Seeing Billy's posture stiffen I knew something was up. He looked over and raised an open hand to side of his head.ANTLERS! As he raised his bow I thought "Finally, all this work is going to pay off. Billy is going to get a shot at a bull." Just as soon as he raised his bow he lowered it. The bull had stepped behind some brush. Just then some movement to my left caught my eye. I snuck up another five yards and peeked over a little hump just in time to see a dandy five point step into an opening thirty yards away.
The bull must have sensed something, I could tell by his tightening muscles he was getting nervous. It's funny how much you can tell about an animal's mood by how he is standing. They way they twitch and shudder when they are about to head for the next county. Anyway this bull wasn't spooked, just a little nervous so I drew my bow, picked a spot and let it go. As soon as my arrow disappeared so did the elk. Not just the one I shot at, but every elk had just vanished. I still find it hard to believe that a bull standing thirty yards away can spin and be gone so fast that it leaves you questioning your shot, but that's just what happened. Not sure of the hit we went to where the bull had been standing to look for sign. Full of nerves I paced in circles and wouldn't you know it, blood, then my arrow stuck in a tree twenty yards away, covered.
Even with a passthrough shot and good blood there is still that little voice. The one that keeps you up at night. The one that makes you doubt yourself even after months of shooting five hundred arrows a week and hiking mile after mile when you are dog tired just to get ready for this one moment, this one opportunity that might be your last of the season. Having lost an elk as a teenager I swore that was a voice I wouldn't hear again, but here it was after all these years, tormenting me like a schoolyard bully. Billy reassured me "We'll find him." "I know" I said. Still trying to chase that damn voice out of my head.
We were losing light fast so I marked the sign with ribbon as we found it. There was a forecast for rain that night and I wanted to make it as easy as possible if we had to come back in the morning. Billy went out in front and I kept marking. "More blood" he would say. By now it was pitch black and we were tracking with headlamps. Out of nowhere I heard him start singing his rendition of "We are The Champions." Nearly breaking my neck, I scrambled through the darkness towards his voice and sure enough there was my bull piled up in the middle of a meadow. Nearly in tears I hugged Billy, dropped to my knees and thanked the good Lord. All these years and finally a good bull!!
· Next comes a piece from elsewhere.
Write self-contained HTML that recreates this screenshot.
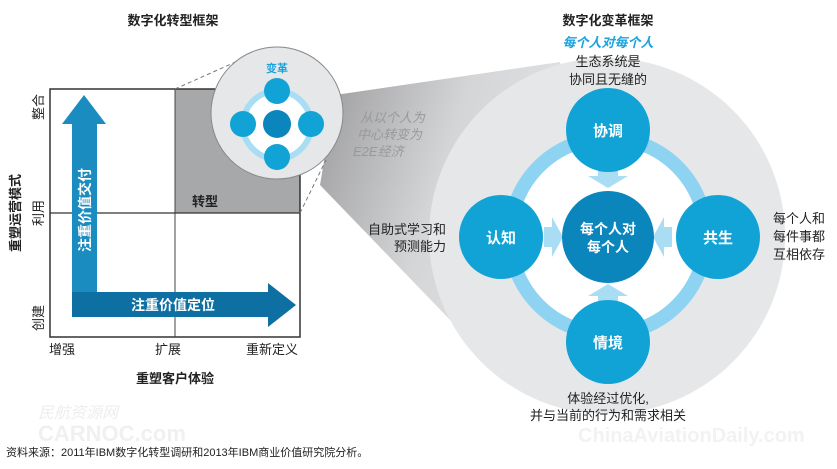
<!DOCTYPE html>
<html><head><meta charset="utf-8"><style>
body{margin:0;background:#fff;width:837px;height:464px;overflow:hidden;font-family:"Liberation Sans","Noto Sans CJK SC",sans-serif}
</style></head><body>
<svg width="837" height="464" viewBox="0 0 837 464" xmlns="http://www.w3.org/2000/svg" style="font-family:'Liberation Sans','Noto Sans CJK SC',sans-serif">
<defs>
<linearGradient id="cone" x1="0" y1="0" x2="1" y2="0.3">
<stop offset="0" stop-color="#9a9a9c"/><stop offset="0.5" stop-color="#d4d5d7"/><stop offset="1" stop-color="#e6e7e8"/></linearGradient>
</defs>
<!-- cone -->
<polygon points="335,95 560,62 607,236 455,325 320,185" fill="url(#cone)"/>
<!-- big circle -->
<circle cx="607" cy="236" r="178" fill="#e6e7e8"/>
<!-- ring -->
<circle cx="608" cy="236" r="98" fill="#fff" stroke="#8fd3f2" stroke-width="14"/>
<!-- arrows to center -->
<g fill="#a9ddf4">
<polygon points="598,168 618,168 618,176 628,176 608,188 588,176 598,176"/>
<polygon points="598,304 618,304 618,296 628,296 608,284 588,296 598,296"/>
<polygon points="544,227 544,247 552,247 552,257 563,237 552,217 552,227"/>
<polygon points="672,227 672,247 664,247 664,257 653,237 664,217 664,227"/>
</g>
<g fill="#12a3d6">
<circle cx="608" cy="130" r="42"/><circle cx="501" cy="237" r="42"/>
<circle cx="718" cy="237" r="42"/><circle cx="608" cy="342" r="42"/>
</g>
<circle cx="608" cy="237" r="46" fill="#0b86bd"/>
<g fill="#fff" font-weight="bold" font-size="15" text-anchor="middle">
<text x="608" y="136">协调</text><text x="501" y="243">认知</text>
<text x="718" y="243">共生</text><text x="608" y="348">情境</text>
<text x="608" y="234" font-size="14">每个人对</text><text x="608" y="252" font-size="14">每个人</text>
</g>
<text x="608" y="25" font-size="13" font-weight="bold" text-anchor="middle" fill="#222">数字化变革框架</text>
<text x="608" y="47" font-size="13" font-weight="bold" font-style="italic" text-anchor="middle" fill="#1aa3dd">每个人对每个人</text>
<g font-size="13" fill="#222">
<text x="608" y="66" text-anchor="middle">生态系统是</text>
<text x="608" y="84" text-anchor="middle">协同且无缝的</text>
<text x="446" y="234" text-anchor="end">自助式学习和</text>
<text x="446" y="251" text-anchor="end">预测能力</text>
<text x="773" y="223">每个人和</text>
<text x="773" y="241">每件事都</text>
<text x="773" y="259">互相依存</text>
<text x="608" y="403" text-anchor="middle">体验经过优化,</text>
<text x="608" y="420" text-anchor="middle">并与当前的行为和需求相关</text>
</g>
<g font-size="13" fill="#999" font-style="italic">
<text x="360" y="122">从以个人为</text>
<text x="357" y="139">中心转变为</text>
<text x="353" y="156">E2E经济</text>
</g>
<!-- left grid -->
<text x="173" y="25" font-size="13" font-weight="bold" text-anchor="middle" fill="#222">数字化转型框架</text>
<rect x="175" y="89" width="125" height="124" fill="#a7a8aa"/>
<rect x="50" y="89" width="250" height="248" fill="none" stroke="#333" stroke-width="1.5"/>
<line x1="175" y1="89" x2="175" y2="337" stroke="#444" stroke-width="1"/>
<line x1="50" y1="213" x2="300" y2="213" stroke="#333" stroke-width="1.2"/>
<text x="205" y="206" font-size="13" font-weight="bold" text-anchor="middle" fill="#222">转型</text>
<line x1="175" y1="89" x2="240" y2="60" stroke="#777" stroke-dasharray="4,3"/>
<line x1="300" y1="213" x2="326" y2="160" stroke="#777" stroke-dasharray="4,3"/>
<circle cx="277" cy="113" r="66" fill="#e6e7e8" stroke="#888" stroke-width="1"/>
<text x="277" y="72" font-size="11" font-weight="bold" text-anchor="middle" fill="#1aa3dd">变革</text>
<circle cx="277" cy="125" r="34" fill="#fff" stroke="#a9ddf4" stroke-width="6"/>
<g fill="#12a3d6"><circle cx="277" cy="91" r="13"/><circle cx="277" cy="157" r="13"/><circle cx="243" cy="124" r="13"/><circle cx="311" cy="124" r="13"/></g>
<circle cx="277" cy="124" r="14" fill="#0b86bd"/>
<!-- arrows -->
<polygon points="72,292 72,124 62,124 84,95 106,124 97,124 97,292" fill="#1a8cc0"/>
<polygon points="72,292 268,292 268,283 296,305 268,327 268,317 72,317" fill="#0e6fa3"/>
<text transform="translate(90,210) rotate(-90)" font-size="14" font-weight="bold" fill="#fff" text-anchor="middle">注重价值交付</text>
<text x="173" y="310" font-size="14" font-weight="bold" fill="#fff" text-anchor="middle">注重价值定位</text>
<!-- axis labels -->
<g font-size="13" fill="#222">
<text transform="translate(43,107) rotate(-90)" text-anchor="middle">整合</text>
<text transform="translate(43,213) rotate(-90)" text-anchor="middle">利用</text>
<text transform="translate(43,318) rotate(-90)" text-anchor="middle">创建</text>
<text x="62" y="354" text-anchor="middle">增强</text>
<text x="168" y="354" text-anchor="middle">扩展</text>
<text x="272" y="354" text-anchor="middle">重新定义</text>
</g>
<text transform="translate(20,213) rotate(-90)" font-size="13" font-weight="bold" text-anchor="middle" fill="#222">重塑运营模式</text>
<text x="175" y="383" font-size="13" font-weight="bold" text-anchor="middle" fill="#222">重塑客户体验</text>
<!-- watermarks -->
<text x="38" y="418" font-size="16" fill="#eeeeee" font-style="italic">民航资源网</text>
<text x="38" y="441" font-size="22" font-weight="bold" fill="#f0f0f0">CARNOC.com</text>
<text x="578" y="442" font-size="20" font-weight="bold" fill="#f2f2f2">ChinaAviationDaily.com</text>
<text x="6" y="456" font-size="11" fill="#222">资料来源：2011年IBM数字化转型调研和2013年IBM商业价值研究院分析。</text>
</svg>
</body></html>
We spent the next couple of hours quartering the bull and hanging the meat as high as we could. The whole time being serenaded by another bull bugling up the mountain. Digging through my pack I got out my radio and called Ralph. Stealing a line from my cousin Ray Petty, one of the finest men I know and quite possibly the best elk hunter out there.
"Ralphy you copy?"
"Ya I hear Ya."
"THE EAGLE HAS LANDED!!!!!"
P.S. I haven't heard that little voice since and God willing I never will.